Chapitre I (suite de la partie II)

II. La contribution positive de l’électronucléaire à la compétitivité globale de l’économie française

D. Un secteur à fort contenu en emplois qualifiés 1

1. Un nombre d’emplois directs et indirects d’environ 120 000 1

2. L’électronucléaire davantage créateur d’emplois que les filières gaz ou charbon 3

D. Un secteur à fort contenu en emplois qualifiés

La filière électronucléaire présente, au plan de l’emploi, plusieurs caractéristiques spécifiques.

La première caractéristique est qu’il s’agit d’emplois fortement qualifiés. La recherche et développement en amont y joue un rôle important. L’exploitation des réacteurs nucléaires et des installations du cycle du combustible exige des personnels de niveaux de qualification élevés.

Par ailleurs, le contenu en emploi de cette filière est important. Ainsi, la construction des centrales exige des travaux de génie civil et de bâtiments importants, qui, eux-mêmes, requièrent une main d’œuvre abondante.

La troisième caractéristique est la mobilisation d’une main d’œuvre essentiellement nationale, le contenu en importations de la filière étant faible. On estime que l’industrie participe à hauteur de 85 % à la valeur ajoutée résultant de la construction de centrales nucléaires.

Le recensement des effectifs de la filière nucléaire permet d’illustrer ses caractéristiques au plan de l’emploi. La comparaison avec les autres filières de production de l’électricité permet de souligner sa spécificité.

1. Un nombre d’emplois directs et indirects d’environ 120 000

En 1987, alors que le programme nucléaire commençait à décélérer, environ 160 000 personnes travaillaient directement à ce programme, dont 70 000 pour la construction des centrales. Selon le CEA1, si l’on ajoute les emplois indirects, le nombre total d’emplois s’élèvait à 300 000, soit environ 1,3% de la population active. Depuis cette date, les effectifs ont décru mais représentent encore plus de cent mille emplois.

· Les effectifs du CEA

Les effectifs du CEA en 1998 atteignaient 16 000 personnes, dont 70 % environ sont affectés aux activités civiles. Rappelons que le budget du CEA pour 1998 s’élevait à 18 milliards de francs en 1998, soit une diminution de 1,7 % par rapport à 1997. Sur ces 18 milliards, 7 correspondent aux activités militaires et 11 milliards aux activités civiles, dont 4 proviennent de contrats avec l’industrie.

Parmi les 11 200 salariés du CEA affectés aux activités civiles, près de 7 840 travaillent sur des programmes de recherche et développement relatifs au nucléaire civil2. Les 3 360 emplois civils restant correspondent pour une moitié à des postes de recherche fondamentale et pour l’autre moitié à des postes de recherche technologique – l’autre moitié -.

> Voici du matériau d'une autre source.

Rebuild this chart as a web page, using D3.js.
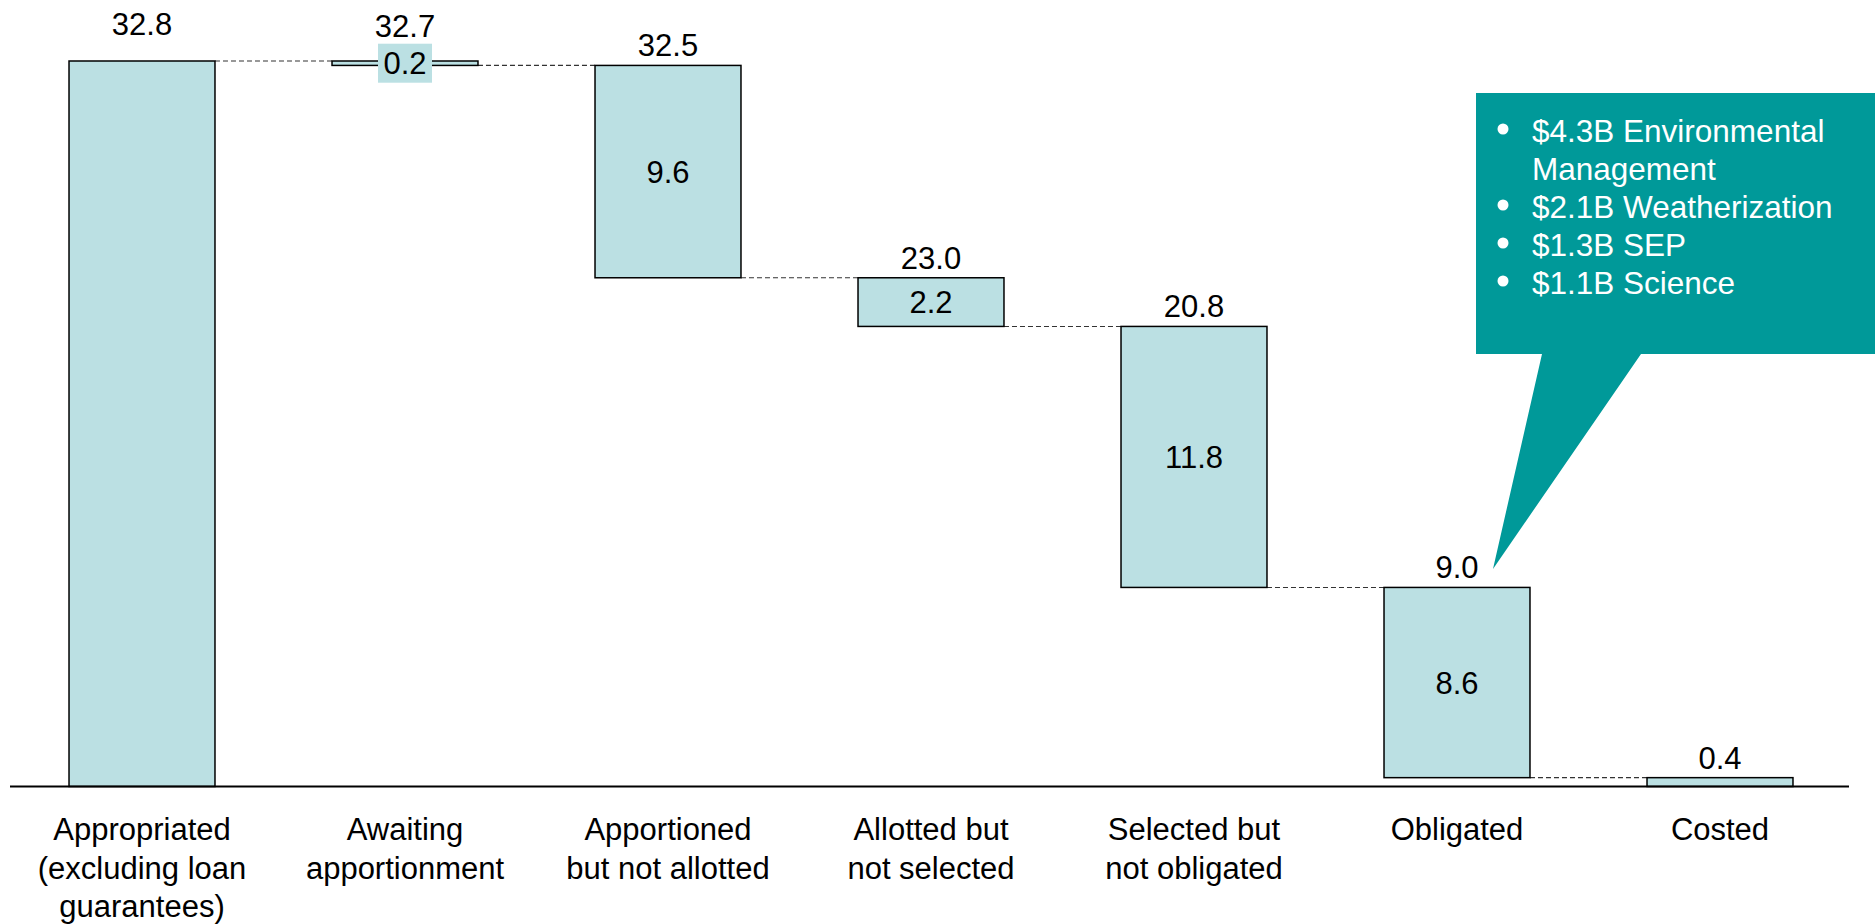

· Les effectifs de l’Andra

Les effectifs de l’ANDRA, Agence nationale de gestion des déchets radioactifs, étaient quant à eux de 370 personnes en 1998, contre 250 personnes en 1991.

· Les effectifs de Framatome

L'évolution de l'emploi dans l'activité nucléaire de Framatome est présentée dans la figure ci-dessous3. Les effectifs des filiales américaines de services aux centrales nucléaires et de combustible, qui ne travaillent pratiquement pas pour le programme nucléaire français n'ont pas été pris en compte.

Figure : Evolution des effectifs de Framatome

Il convient par ailleurs de noter que le périmètre des unités du groupe travaillant pour le programme français a évolué, avec notamment depuis 1992 dans le domaine du combustible, la prise de contrôle de différentes entreprises.

Outre les emplois créés dans l'ensemble de l'industrie, il convient de signaler l'effet d'entraînement que le programme nucléaire a eu sur le plan technique dans de nombreux secteurs qui ont valorisé les méthodes et le savoir-faire acquis à propos du programme nucléaire en dehors de celui-ci, et ont maintenu et développé l'emploi ailleurs que dans le nucléaire. On estime qu'un emploi dans Framatome s'est traduit, jusqu'en 1992, par 1,5 emploi en moyenne chez ses fournisseurs et sous-traitants4.

· Les effectifs d’EDF

Les effectifs totaux d’EDF étaient de 116 462 personnes en 1997, contre 116 918 en 1996, 116 805 en 1995, 117 507 en 1994 et 119 831 en 1990. La répartition des effectifs entre les grandes directions est représentée sur la figure suivante.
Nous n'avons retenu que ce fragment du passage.